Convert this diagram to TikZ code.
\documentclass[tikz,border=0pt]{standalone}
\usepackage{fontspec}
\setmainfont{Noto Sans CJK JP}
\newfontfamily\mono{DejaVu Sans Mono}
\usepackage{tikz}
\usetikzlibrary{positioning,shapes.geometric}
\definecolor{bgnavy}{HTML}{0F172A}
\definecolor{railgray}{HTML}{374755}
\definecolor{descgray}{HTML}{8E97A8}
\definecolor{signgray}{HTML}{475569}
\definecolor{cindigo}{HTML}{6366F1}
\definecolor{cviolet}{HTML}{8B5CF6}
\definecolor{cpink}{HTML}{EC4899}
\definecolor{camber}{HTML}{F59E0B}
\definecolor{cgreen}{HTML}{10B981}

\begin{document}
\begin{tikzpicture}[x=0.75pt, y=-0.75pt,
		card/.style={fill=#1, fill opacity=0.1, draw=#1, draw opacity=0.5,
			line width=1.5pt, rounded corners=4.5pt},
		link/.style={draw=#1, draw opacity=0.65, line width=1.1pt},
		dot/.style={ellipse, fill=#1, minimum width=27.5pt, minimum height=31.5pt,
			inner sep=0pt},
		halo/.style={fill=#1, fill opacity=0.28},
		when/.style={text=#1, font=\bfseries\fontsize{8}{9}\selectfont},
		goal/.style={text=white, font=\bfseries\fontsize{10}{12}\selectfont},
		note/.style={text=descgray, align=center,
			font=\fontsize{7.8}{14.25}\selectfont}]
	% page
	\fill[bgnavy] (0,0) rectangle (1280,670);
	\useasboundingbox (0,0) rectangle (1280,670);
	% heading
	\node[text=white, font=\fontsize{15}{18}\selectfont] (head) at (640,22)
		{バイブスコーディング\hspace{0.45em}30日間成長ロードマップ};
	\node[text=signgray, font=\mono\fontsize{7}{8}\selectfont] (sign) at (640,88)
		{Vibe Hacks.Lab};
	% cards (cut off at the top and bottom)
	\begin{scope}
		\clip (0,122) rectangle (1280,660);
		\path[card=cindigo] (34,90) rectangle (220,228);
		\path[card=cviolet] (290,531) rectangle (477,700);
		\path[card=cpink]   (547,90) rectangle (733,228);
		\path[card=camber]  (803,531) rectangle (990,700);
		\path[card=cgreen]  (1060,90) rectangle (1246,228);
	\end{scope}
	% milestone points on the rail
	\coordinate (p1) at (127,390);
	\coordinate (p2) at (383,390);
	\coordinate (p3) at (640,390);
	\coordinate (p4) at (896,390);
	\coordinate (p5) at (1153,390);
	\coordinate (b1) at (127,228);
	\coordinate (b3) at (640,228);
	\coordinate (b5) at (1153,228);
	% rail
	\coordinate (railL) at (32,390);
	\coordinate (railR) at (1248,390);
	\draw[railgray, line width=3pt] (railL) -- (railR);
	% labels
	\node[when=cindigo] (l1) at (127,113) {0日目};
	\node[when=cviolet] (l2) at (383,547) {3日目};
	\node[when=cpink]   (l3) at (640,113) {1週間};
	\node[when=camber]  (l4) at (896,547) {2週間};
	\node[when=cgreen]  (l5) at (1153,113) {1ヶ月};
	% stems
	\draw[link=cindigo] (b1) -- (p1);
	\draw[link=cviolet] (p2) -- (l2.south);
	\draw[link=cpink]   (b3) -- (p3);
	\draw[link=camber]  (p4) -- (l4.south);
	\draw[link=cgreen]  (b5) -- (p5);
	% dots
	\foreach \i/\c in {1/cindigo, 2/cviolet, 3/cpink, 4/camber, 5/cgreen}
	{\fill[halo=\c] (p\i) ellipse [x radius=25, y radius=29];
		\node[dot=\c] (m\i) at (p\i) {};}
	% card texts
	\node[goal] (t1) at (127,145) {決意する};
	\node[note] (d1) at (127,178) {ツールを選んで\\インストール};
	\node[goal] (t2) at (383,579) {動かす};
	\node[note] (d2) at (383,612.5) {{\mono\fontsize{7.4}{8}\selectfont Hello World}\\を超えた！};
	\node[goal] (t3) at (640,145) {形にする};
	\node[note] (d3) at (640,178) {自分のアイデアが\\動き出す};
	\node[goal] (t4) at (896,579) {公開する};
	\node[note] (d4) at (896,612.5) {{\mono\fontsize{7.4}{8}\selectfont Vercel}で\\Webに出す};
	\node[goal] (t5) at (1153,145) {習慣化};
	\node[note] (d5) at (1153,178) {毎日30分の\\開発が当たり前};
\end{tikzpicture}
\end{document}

********************

Reproduce the complete set of lines precisely as supplied.

Full response
Convert this diagram to TikZ code.
\documentclass[tikz,border=0pt]{standalone}
\usepackage{fontspec}
\setmainfont{Noto Sans CJK JP}
\newfontfamily\mono{DejaVu Sans Mono}
\usepackage{tikz}
\usetikzlibrary{positioning,shapes.geometric}
\definecolor{bgnavy}{HTML}{0F172A}
\definecolor{railgray}{HTML}{374755}
\definecolor{descgray}{HTML}{8E97A8}
\definecolor{signgray}{HTML}{475569}
\definecolor{cindigo}{HTML}{6366F1}
\definecolor{cviolet}{HTML}{8B5CF6}
\definecolor{cpink}{HTML}{EC4899}
\definecolor{camber}{HTML}{F59E0B}
\definecolor{cgreen}{HTML}{10B981}

\begin{document}
\begin{tikzpicture}[x=0.75pt, y=-0.75pt,
		card/.style={fill=#1, fill opacity=0.1, draw=#1, draw opacity=0.5,
			line width=1.5pt, rounded corners=4.5pt},
		link/.style={draw=#1, draw opacity=0.65, line width=1.1pt},
		dot/.style={ellipse, fill=#1, minimum width=27.5pt, minimum height=31.5pt,
			inner sep=0pt},
		halo/.style={fill=#1, fill opacity=0.28},
		when/.style={text=#1, font=\bfseries\fontsize{8}{9}\selectfont},
		goal/.style={text=white, font=\bfseries\fontsize{10}{12}\selectfont},
		note/.style={text=descgray, align=center,
			font=\fontsize{7.8}{14.25}\selectfont}]
	% page
	\fill[bgnavy] (0,0) rectangle (1280,670);
	\useasboundingbox (0,0) rectangle (1280,670);
	% heading
	\node[text=white, font=\fontsize{15}{18}\selectfont] (head) at (640,22)
		{バイブスコーディング\hspace{0.45em}30日間成長ロードマップ};
	\node[text=signgray, font=\mono\fontsize{7}{8}\selectfont] (sign) at (640,88)
		{Vibe Hacks.Lab};
	% cards (cut off at the top and bottom)
	\begin{scope}
		\clip (0,122) rectangle (1280,660);
		\path[card=cindigo] (34,90) rectangle (220,228);
		\path[card=cviolet] (290,531) rectangle (477,700);
		\path[card=cpink]   (547,90) rectangle (733,228);
		\path[card=camber]  (803,531) rectangle (990,700);
		\path[card=cgreen]  (1060,90) rectangle (1246,228);
	\end{scope}
	% milestone points on the rail
	\coordinate (p1) at (127,390);
	\coordinate (p2) at (383,390);
	\coordinate (p3) at (640,390);
	\coordinate (p4) at (896,390);
	\coordinate (p5) at (1153,390);
	\coordinate (b1) at (127,228);
	\coordinate (b3) at (640,228);
	\coordinate (b5) at (1153,228);
	% rail
	\coordinate (railL) at (32,390);
	\coordinate (railR) at (1248,390);
	\draw[railgray, line width=3pt] (railL) -- (railR);
	% labels
	\node[when=cindigo] (l1) at (127,113) {0日目};
	\node[when=cviolet] (l2) at (383,547) {3日目};
	\node[when=cpink]   (l3) at (640,113) {1週間};
	\node[when=camber]  (l4) at (896,547) {2週間};
	\node[when=cgreen]  (l5) at (1153,113) {1ヶ月};
	% stems
	\draw[link=cindigo] (b1) -- (p1);
	\draw[link=cviolet] (p2) -- (l2.south);
	\draw[link=cpink]   (b3) -- (p3);
	\draw[link=camber]  (p4) -- (l4.south);
	\draw[link=cgreen]  (b5) -- (p5);
	% dots
	\foreach \i/\c in {1/cindigo, 2/cviolet, 3/cpink, 4/camber, 5/cgreen}
	{\fill[halo=\c] (p\i) ellipse [x radius=25, y radius=29];
		\node[dot=\c] (m\i) at (p\i) {};}
	% card texts
	\node[goal] (t1) at (127,145) {決意する};
	\node[note] (d1) at (127,178) {ツールを選んで\\インストール};
	\node[goal] (t2) at (383,579) {動かす};
	\node[note] (d2) at (383,612.5) {{\mono\fontsize{7.4}{8}\selectfont Hello World}\\を超えた！};
	\node[goal] (t3) at (640,145) {形にする};
	\node[note] (d3) at (640,178) {自分のアイデアが\\動き出す};
	\node[goal] (t4) at (896,579) {公開する};
	\node[note] (d4) at (896,612.5) {{\mono\fontsize{7.4}{8}\selectfont Vercel}で\\Webに出す};
	\node[goal] (t5) at (1153,145) {習慣化};
	\node[note] (d5) at (1153,178) {毎日30分の\\開発が当たり前};
\end{tikzpicture}
\end{document}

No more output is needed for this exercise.